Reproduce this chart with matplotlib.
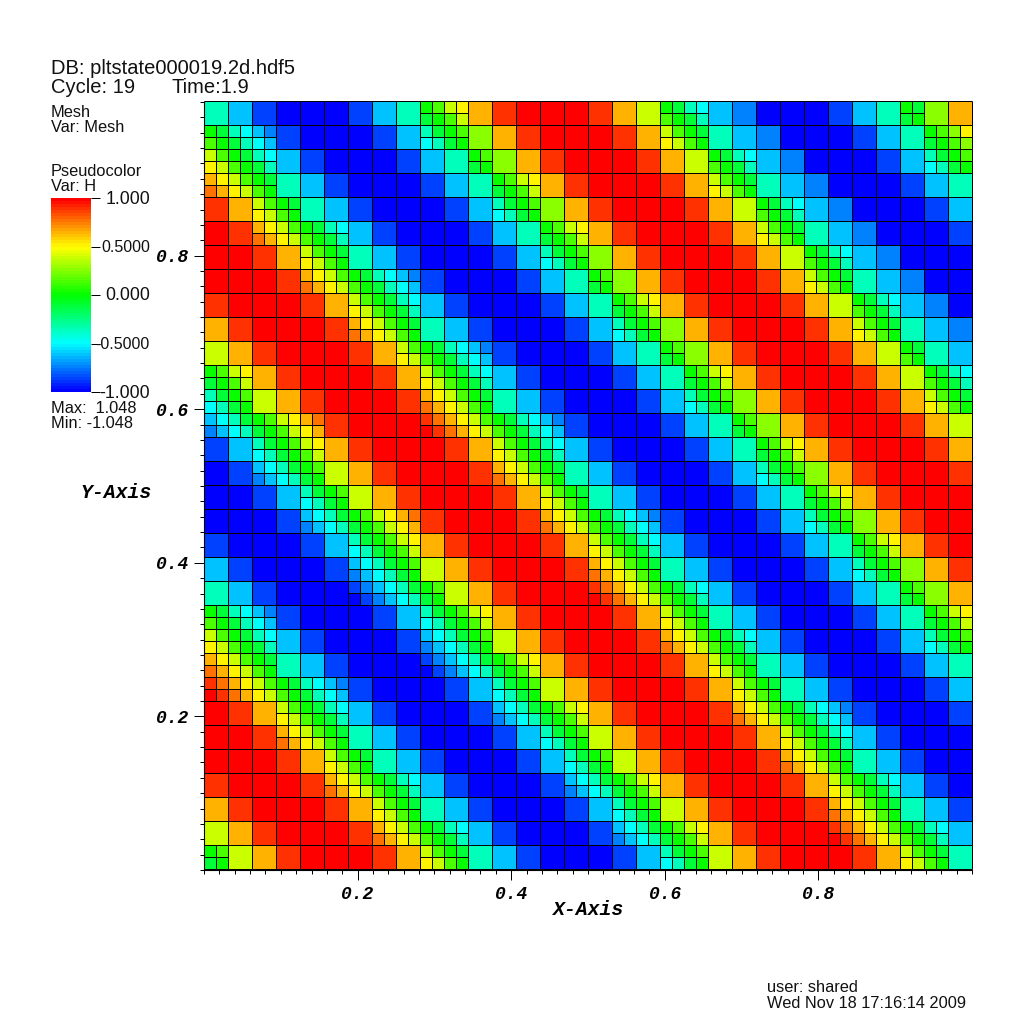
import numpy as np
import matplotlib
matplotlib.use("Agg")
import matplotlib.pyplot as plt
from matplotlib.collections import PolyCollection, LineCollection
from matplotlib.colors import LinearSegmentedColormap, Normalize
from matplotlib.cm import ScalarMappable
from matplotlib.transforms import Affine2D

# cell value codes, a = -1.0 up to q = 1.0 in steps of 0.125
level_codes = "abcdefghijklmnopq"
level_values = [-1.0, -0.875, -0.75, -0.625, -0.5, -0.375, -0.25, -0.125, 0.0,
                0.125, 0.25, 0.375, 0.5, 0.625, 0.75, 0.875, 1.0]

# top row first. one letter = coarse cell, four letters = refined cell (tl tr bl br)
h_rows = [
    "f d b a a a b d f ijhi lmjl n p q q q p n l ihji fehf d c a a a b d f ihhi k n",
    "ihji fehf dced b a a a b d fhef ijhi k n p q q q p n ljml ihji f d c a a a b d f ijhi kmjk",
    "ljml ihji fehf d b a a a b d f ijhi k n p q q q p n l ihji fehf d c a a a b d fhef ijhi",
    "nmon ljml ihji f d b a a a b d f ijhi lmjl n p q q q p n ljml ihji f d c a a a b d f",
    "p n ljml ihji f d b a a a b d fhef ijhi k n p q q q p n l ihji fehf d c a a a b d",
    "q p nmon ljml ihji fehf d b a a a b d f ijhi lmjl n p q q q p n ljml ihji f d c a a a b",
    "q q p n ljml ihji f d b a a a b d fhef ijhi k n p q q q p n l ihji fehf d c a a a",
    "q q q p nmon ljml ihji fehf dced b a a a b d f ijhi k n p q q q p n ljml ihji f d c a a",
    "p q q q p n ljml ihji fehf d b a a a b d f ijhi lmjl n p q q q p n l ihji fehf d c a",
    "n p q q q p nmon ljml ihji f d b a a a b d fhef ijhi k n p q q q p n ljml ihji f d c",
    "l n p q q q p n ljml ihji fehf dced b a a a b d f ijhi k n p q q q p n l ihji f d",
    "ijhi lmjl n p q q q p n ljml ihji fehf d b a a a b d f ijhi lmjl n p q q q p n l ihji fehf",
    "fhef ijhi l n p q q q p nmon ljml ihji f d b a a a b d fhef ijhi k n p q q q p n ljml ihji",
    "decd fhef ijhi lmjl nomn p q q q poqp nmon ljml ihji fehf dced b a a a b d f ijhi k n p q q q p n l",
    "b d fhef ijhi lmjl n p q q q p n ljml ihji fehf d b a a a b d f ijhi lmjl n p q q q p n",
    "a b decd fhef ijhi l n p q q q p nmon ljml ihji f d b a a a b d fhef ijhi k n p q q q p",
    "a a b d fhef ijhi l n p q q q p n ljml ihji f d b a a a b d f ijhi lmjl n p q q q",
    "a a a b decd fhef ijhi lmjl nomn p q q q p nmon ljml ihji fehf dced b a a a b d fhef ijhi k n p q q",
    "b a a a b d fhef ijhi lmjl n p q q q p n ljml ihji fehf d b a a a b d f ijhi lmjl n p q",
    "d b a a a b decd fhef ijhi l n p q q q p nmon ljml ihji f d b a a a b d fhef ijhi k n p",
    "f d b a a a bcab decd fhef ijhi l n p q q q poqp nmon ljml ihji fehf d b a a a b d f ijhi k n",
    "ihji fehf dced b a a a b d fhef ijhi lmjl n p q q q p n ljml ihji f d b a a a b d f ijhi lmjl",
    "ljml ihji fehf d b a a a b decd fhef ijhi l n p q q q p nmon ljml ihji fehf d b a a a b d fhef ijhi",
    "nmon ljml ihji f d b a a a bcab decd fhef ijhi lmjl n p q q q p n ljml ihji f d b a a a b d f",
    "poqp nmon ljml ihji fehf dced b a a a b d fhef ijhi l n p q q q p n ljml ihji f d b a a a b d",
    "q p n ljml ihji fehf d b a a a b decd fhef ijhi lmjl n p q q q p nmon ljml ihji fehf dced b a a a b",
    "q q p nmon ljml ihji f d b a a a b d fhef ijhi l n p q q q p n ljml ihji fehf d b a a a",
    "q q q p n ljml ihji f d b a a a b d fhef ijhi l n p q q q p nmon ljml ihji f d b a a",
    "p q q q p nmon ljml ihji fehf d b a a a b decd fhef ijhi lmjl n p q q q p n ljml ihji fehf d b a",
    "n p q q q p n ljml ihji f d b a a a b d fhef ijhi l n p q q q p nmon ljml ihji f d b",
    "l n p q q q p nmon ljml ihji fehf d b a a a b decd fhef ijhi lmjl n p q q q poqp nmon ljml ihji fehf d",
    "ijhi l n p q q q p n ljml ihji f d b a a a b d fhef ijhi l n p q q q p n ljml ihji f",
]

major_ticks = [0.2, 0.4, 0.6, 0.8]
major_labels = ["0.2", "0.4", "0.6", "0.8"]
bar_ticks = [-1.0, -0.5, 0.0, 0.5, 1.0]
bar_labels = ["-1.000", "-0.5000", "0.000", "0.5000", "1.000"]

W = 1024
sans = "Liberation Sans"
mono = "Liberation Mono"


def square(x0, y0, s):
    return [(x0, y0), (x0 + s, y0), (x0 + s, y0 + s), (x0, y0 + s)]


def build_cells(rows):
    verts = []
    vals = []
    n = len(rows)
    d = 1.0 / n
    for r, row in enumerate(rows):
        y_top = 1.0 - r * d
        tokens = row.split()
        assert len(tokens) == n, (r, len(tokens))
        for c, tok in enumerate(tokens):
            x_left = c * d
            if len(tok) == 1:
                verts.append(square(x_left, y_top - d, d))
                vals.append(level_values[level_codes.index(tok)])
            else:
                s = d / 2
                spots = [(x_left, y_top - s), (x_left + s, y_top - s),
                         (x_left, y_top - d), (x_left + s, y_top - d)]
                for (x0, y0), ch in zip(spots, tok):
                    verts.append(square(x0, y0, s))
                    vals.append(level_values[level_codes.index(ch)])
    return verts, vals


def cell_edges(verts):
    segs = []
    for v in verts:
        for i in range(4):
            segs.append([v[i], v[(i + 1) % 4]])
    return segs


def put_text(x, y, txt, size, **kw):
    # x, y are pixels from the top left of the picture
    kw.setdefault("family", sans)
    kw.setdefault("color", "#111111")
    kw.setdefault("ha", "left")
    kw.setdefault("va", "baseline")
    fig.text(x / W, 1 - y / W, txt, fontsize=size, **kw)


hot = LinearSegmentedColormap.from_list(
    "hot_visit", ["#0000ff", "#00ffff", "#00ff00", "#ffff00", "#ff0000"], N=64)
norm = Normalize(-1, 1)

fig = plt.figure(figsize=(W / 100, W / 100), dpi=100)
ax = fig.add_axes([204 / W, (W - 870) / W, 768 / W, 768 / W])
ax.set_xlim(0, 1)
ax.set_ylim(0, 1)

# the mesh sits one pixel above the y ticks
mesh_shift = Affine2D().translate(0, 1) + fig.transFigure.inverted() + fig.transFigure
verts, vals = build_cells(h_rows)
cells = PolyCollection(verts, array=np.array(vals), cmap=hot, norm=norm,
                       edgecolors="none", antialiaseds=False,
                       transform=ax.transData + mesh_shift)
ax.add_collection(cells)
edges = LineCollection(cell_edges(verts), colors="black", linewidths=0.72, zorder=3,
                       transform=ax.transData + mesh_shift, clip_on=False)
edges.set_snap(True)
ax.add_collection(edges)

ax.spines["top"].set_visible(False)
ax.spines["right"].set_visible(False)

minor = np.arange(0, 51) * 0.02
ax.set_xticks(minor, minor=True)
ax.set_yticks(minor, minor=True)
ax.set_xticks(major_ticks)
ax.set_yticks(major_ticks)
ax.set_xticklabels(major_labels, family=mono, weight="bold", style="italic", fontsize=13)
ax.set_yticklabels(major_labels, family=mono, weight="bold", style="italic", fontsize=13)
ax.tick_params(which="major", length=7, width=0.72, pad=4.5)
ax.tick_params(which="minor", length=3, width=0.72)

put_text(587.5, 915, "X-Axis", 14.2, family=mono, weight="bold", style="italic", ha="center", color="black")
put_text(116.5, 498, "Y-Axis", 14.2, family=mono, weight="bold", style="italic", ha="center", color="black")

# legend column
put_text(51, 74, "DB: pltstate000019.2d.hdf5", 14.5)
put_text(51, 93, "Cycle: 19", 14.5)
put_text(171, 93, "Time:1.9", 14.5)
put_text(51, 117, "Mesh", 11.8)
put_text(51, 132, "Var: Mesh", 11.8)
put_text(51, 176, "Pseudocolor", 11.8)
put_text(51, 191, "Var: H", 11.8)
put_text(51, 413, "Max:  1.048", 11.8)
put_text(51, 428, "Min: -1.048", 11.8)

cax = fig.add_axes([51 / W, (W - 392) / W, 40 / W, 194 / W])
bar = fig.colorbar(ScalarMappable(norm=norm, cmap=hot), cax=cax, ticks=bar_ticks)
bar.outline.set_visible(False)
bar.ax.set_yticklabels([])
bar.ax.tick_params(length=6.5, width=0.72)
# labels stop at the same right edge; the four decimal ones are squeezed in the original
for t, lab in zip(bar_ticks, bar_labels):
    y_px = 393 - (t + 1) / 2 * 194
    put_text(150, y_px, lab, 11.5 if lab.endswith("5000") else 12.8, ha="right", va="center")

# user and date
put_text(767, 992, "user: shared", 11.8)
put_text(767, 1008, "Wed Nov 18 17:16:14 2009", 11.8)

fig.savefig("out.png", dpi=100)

◇ ◇ ◇ ◇ ◇ ◇ ◇

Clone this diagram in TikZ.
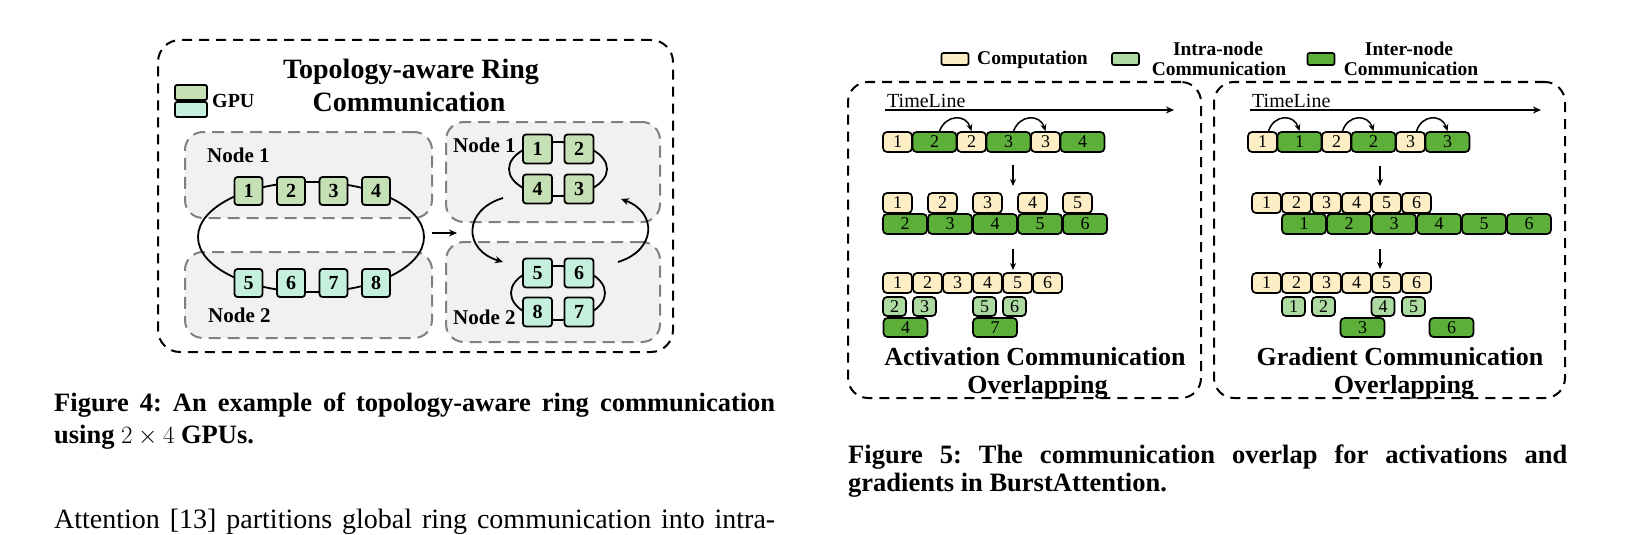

◇ ◇ ◇ ◇ ◇ ◇ ◇

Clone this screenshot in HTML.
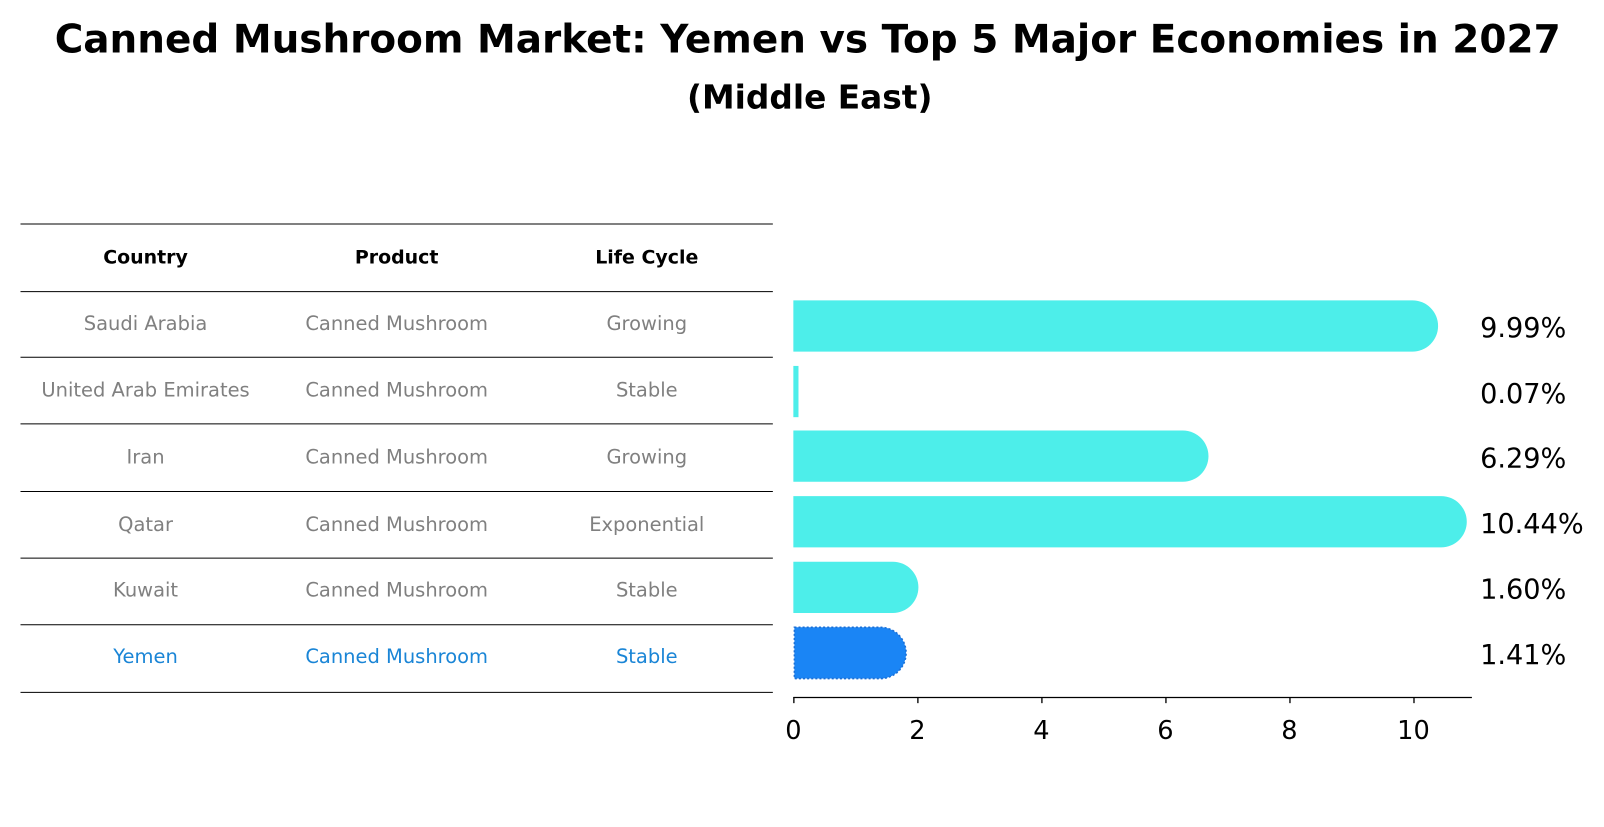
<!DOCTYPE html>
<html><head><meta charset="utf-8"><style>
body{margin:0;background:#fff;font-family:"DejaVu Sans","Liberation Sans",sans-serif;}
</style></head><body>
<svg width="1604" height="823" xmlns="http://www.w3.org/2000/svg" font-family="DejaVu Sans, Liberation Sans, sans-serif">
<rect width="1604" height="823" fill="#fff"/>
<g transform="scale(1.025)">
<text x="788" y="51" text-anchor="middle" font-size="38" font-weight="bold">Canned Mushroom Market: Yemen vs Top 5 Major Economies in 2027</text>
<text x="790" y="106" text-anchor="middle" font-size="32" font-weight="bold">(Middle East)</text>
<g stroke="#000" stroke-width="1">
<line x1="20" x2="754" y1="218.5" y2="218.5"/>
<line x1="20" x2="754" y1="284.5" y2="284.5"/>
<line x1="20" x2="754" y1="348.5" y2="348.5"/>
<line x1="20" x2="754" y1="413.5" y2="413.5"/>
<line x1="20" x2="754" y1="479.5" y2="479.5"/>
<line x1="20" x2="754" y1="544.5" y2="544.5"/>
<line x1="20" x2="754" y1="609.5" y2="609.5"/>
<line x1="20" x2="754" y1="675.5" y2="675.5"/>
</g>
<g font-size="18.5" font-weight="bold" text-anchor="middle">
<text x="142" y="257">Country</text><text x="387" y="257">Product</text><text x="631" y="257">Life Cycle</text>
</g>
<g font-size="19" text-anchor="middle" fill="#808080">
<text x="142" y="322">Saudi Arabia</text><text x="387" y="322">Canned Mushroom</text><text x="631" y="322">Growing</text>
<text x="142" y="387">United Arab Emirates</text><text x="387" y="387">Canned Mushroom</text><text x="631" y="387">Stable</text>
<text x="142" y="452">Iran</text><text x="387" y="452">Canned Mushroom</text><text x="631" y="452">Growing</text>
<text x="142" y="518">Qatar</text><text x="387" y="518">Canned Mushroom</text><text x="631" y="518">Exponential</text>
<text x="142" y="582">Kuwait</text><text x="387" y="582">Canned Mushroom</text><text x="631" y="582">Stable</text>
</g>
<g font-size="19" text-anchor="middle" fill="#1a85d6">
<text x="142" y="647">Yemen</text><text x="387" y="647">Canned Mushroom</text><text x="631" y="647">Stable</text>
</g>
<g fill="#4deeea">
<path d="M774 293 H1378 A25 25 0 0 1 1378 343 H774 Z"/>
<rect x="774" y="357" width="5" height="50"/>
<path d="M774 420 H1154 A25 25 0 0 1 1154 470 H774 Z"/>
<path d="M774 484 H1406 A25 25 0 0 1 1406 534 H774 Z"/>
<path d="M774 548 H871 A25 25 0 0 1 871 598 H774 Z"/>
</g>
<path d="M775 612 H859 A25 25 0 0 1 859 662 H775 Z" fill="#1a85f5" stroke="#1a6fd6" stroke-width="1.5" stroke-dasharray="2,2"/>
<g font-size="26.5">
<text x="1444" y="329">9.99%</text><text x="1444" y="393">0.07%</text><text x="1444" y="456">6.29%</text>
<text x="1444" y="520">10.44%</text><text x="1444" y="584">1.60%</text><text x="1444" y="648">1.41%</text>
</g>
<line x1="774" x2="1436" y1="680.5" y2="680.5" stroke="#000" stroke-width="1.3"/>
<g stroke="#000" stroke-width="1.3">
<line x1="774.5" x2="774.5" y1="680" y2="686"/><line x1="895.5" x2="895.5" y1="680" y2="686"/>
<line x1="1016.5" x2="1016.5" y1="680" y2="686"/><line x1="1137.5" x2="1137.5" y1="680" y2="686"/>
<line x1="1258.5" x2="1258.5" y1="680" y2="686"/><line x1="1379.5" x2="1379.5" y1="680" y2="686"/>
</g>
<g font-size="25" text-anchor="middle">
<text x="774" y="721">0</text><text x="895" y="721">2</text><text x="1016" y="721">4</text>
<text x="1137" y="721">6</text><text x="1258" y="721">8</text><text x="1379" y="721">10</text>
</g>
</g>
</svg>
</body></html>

◇ ◇ ◇ ◇ ◇ ◇ ◇

# EXERCISE OBJECTIVE
What lines above run from the one with "Reproduce this chart with matplotlib." to the one with "0.125, 0.25, 0.375, 0.5, 0.625, 0.75, 0.875, 1.0]"? Give them again exactly, ends included, and leave the pictures out.

# TASK SOLUTION
Reproduce this chart with matplotlib.
import numpy as np
import matplotlib
matplotlib.use("Agg")
import matplotlib.pyplot as plt
from matplotlib.collections import PolyCollection, LineCollection
from matplotlib.colors import LinearSegmentedColormap, Normalize
from matplotlib.cm import ScalarMappable
from matplotlib.transforms import Affine2D

# cell value codes, a = -1.0 up to q = 1.0 in steps of 0.125
level_codes = "abcdefghijklmnopq"
level_values = [-1.0, -0.875, -0.75, -0.625, -0.5, -0.375, -0.25, -0.125, 0.0,
                0.125, 0.25, 0.375, 0.5, 0.625, 0.75, 0.875, 1.0]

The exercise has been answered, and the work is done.